= Sinner, Baker, Fabulist, Priest; Red Mask, Black Mask, Gentleman, Beast =

Novelette by Eugie Foster

"Sinner, Baker, Fabulist, Priest; Red Mask, Black Mask, Gentleman, Beast" is a 2009 science fiction novelette by American writer Eugie Foster. It was first published in Interzone, and has subsequently been republished in Apex Magazine, in The Nebula Awards Showcase 2011, and in The Mammoth Book of Nebula Awards SF; as well, it has been translated into Czech, French, Italian, Spanish, Romanian, and Hungarian, and an audio version was released on Escape Pod.

==Synopsis==

In a world where people's roles, identities, and personalities all depend on which mask they wear on any given day, one man discovers the concept of rebellion.

==Reception==

"Sinner, Baker" won the 2010 Nebula Award for Best Novelette, and was nominated for the 2009 BSFA Award for Best Short Fiction and the 2010 Hugo Award for Best Novelette.

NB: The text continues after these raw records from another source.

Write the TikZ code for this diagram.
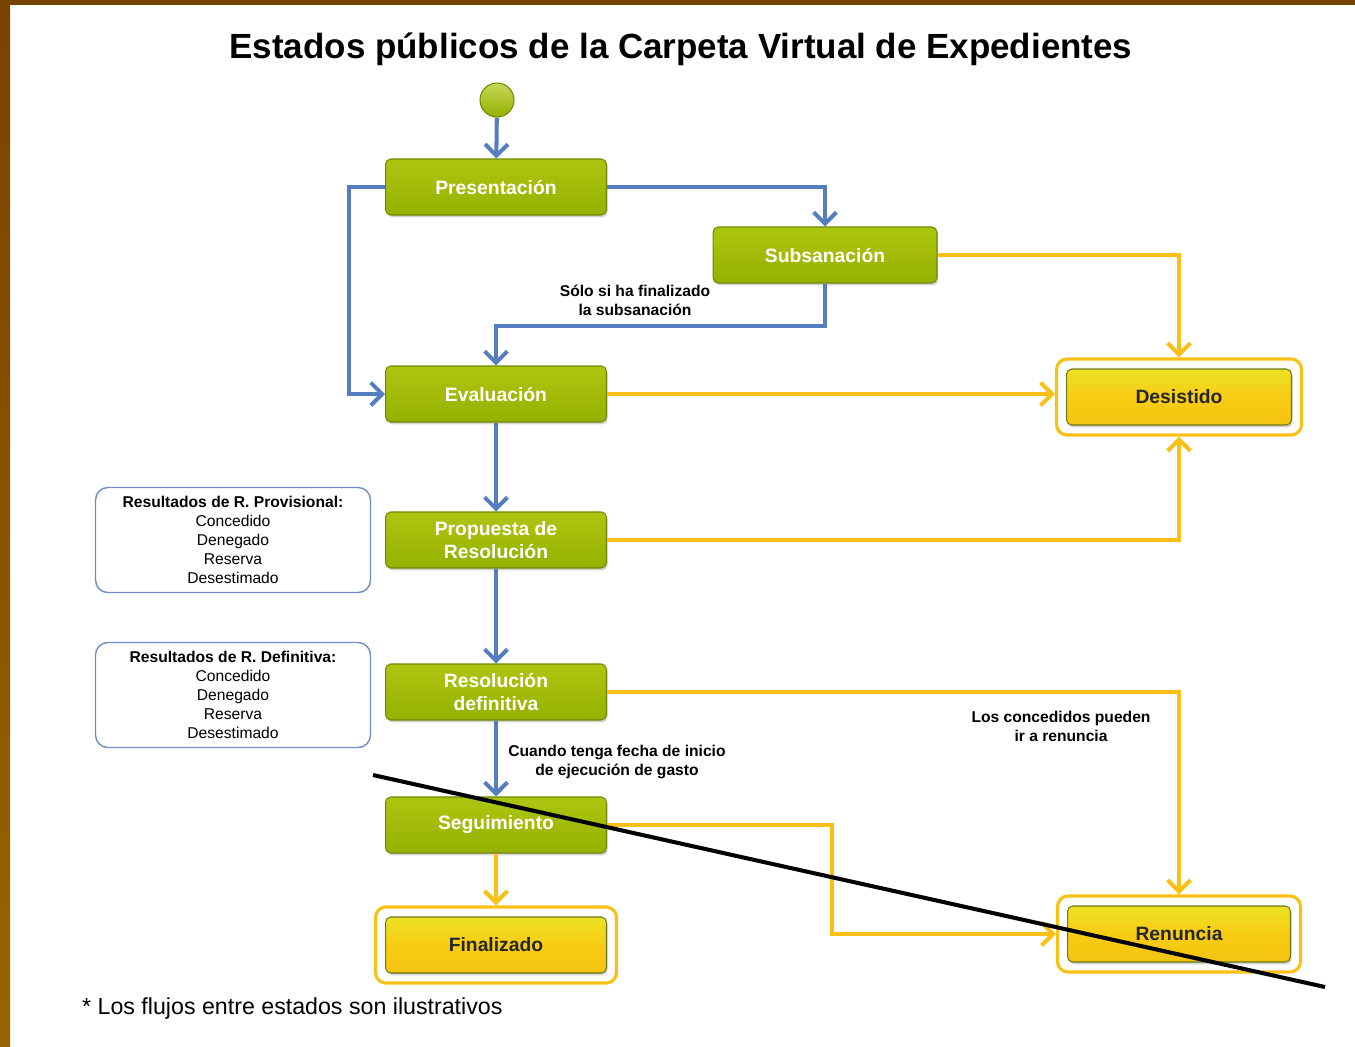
\documentclass[tikz,border=0pt]{standalone}
\usepackage{fontspec}
\setmainfont{Liberation Sans}
\usetikzlibrary{arrows.meta,shadows,fit}
\definecolor{greentop}{RGB}{172,198,16}
\definecolor{greenbot}{RGB}{150,176,0}
\definecolor{greenedge}{RGB}{112,136,0}
\definecolor{yellowtop}{RGB}{236,226,36}
\definecolor{yellowmid}{RGB}{248,204,20}
\definecolor{yellowbot}{RGB}{244,196,16}
\definecolor{yellowedge}{RGB}{110,120,20}
\definecolor{flowblue}{RGB}{84,126,192}
\definecolor{flowyellow}{RGB}{250,192,22}
\definecolor{noteblue}{RGB}{112,140,200}
\definecolor{framebrown}{RGB}{118,68,0}
\definecolor{framelight}{RGB}{152,100,0}
\begin{document}
\begin{tikzpicture}[
  x=0.02cm, y=-0.02cm,
  state/.style={rectangle, rounded corners=3pt, draw=greenedge, line width=0.6pt,
    top color=greentop, bottom color=greenbot, minimum width=4.42cm, minimum height=1.12cm,
    align=center, text=white, font=\fontsize{11}{13}\selectfont\bfseries,
    drop shadow={shadow xshift=0.7pt, shadow yshift=-1.3pt, opacity=0.35}},
  endstate/.style={state, draw=yellowedge, top color=yellowtop, bottom color=yellowbot,
    middle color=yellowmid, text=black!85},
  ring/.style={rectangle, rounded corners=6pt, draw=flowyellow, line width=1.8pt, inner sep=0.19cm},
  resbox/.style={rectangle, rounded corners=7pt, draw=noteblue, line width=0.8pt,
    minimum width=5.5cm, minimum height=2.1cm, align=center,
    font=\fontsize{8.9}{10.8}\selectfont},
  note/.style={align=center, font=\fontsize{8.9}{10.8}\selectfont\bfseries},
  flow/.style={draw=flowblue, line width=2.3pt, -{Straight Barb[length=6.5pt,width=13pt]}},
  yflow/.style={flow, draw=flowyellow}
]
\useasboundingbox (0,0) rectangle (1355,1046);
% Frame
\fill[framebrown] (0,0) rectangle (1355,5);
\shade[top color=framebrown, bottom color=framelight] (0,0) rectangle (10,1046);

% Title
\node[font=\fontsize{19.9}{22}\selectfont\bfseries] (title) at (681,49) {Estados públicos de la Carpeta Virtual de Expedientes};

% States
\node[circle, draw=greenedge, line width=0.6pt, top color=greentop!70!white, bottom color=greenbot,
  minimum size=0.68cm, inner sep=0pt] (start) at (497,100) {};
\node[state] (pres) at (496,187) {Presentación};
\node[state, minimum width=4.48cm] (subs) at (825,255) {Subsanación};
\node[state] (eval) at (496,394) {Evaluación};
\node[state] (prop) at (496,540) {Propuesta de\\Resolución};
\node[state] (resol) at (496,692) {Resolución\\definitiva};
\node[state] (seg) at (496,825) {Seguimiento};
\node[endstate] (fin) at (496,945) {Finalizado};
\node[endstate, minimum width=4.5cm] (desis) at (1179,397) {Desistido};
\node[endstate, minimum width=4.46cm] (renun) at (1179,934) {Renuncia};
\node[ring, fit=(fin)] (finring) {};
\node[ring, fit=(desis)] (desisring) {};
\node[ring, fit=(renun)] (renring) {};

% Result boxes
\node[resbox] (provbox) at (233,540) {\textbf{Resultados de R. Provisional:}\\Concedido\\Denegado\\Reserva\\Desestimado};
\node[resbox] (defbox) at (233,695) {\textbf{Resultados de R. Definitiva:}\\Concedido\\Denegado\\Reserva\\Desestimado};

% Main flow
\draw[flow] (start) -- (pres);
\draw[flow] (pres.east) -| (subs.north);
\draw[flow] (pres.west) -- ++(-36,0) |- (eval.west);
\draw[flow] (subs.south) -- ++(0,42) -| (eval.north);
\draw[flow] (eval) -- (prop);
\draw[flow] (prop) -- (resol);
\draw[flow] (resol) -- (seg);

% Exits
\draw[yflow] (subs.east) -| (desisring.north);
\draw[yflow] (eval.east) -- (eval.east -| desisring.west);
\draw[yflow] (prop.east) -| (desisring.south);
\draw[yflow] (resol.east) -| (renring.north);
\draw[yflow] (seg.east) -- ++(225,0) |- (renring.west);
\draw[yflow] (seg) -- (finring);

% Labels
\node[note] (subsnote) at (635,300) {Sólo si ha finalizado\\la subsanación};
\node[note] (segnote) at (617,762) {Cuando tenga fecha de inicio\\de ejecución de gasto};
\node[note] (rennote) at (1061,726) {Los concedidos pueden\\ir a renuncia};
\node[anchor=west, font=\fontsize{13.2}{15}\selectfont] (footnote) at (76,1008) {* Los flujos entre estados son ilustrativos};

% Stroke across
\coordinate (slashA) at (373,775);
\coordinate (slashB) at (1325,987);
\draw[line width=2.3pt] (slashA) -- (slashB);
\end{tikzpicture}
\end{document}
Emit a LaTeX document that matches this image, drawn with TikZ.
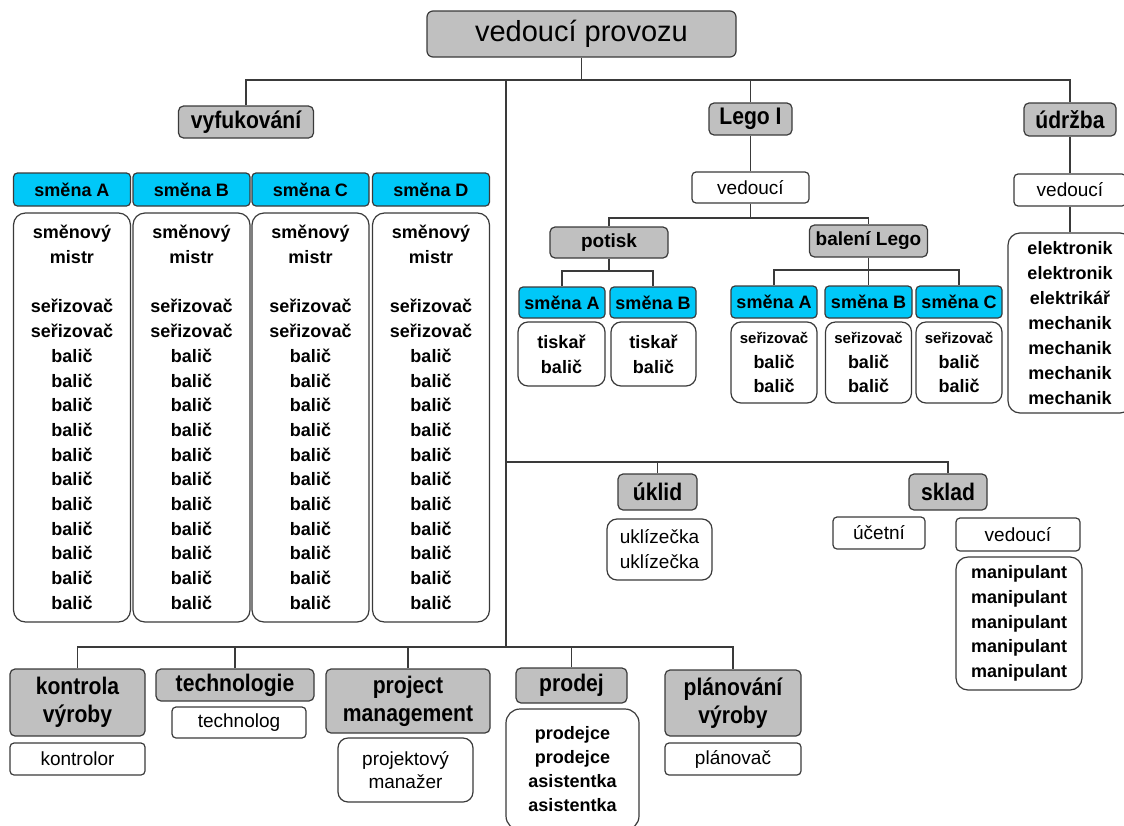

Gardner Dozois considered it an "elegantly strange slipstreamish fantasy". Jason Sanford described it as "beautifully written and fast-paced", while Rachel Swirsky called it a "mix of high concept and colorful images". Tangent Online rated it three stars, while Black Gate commended Foster for producing an ending which goes counter to readers' expectations.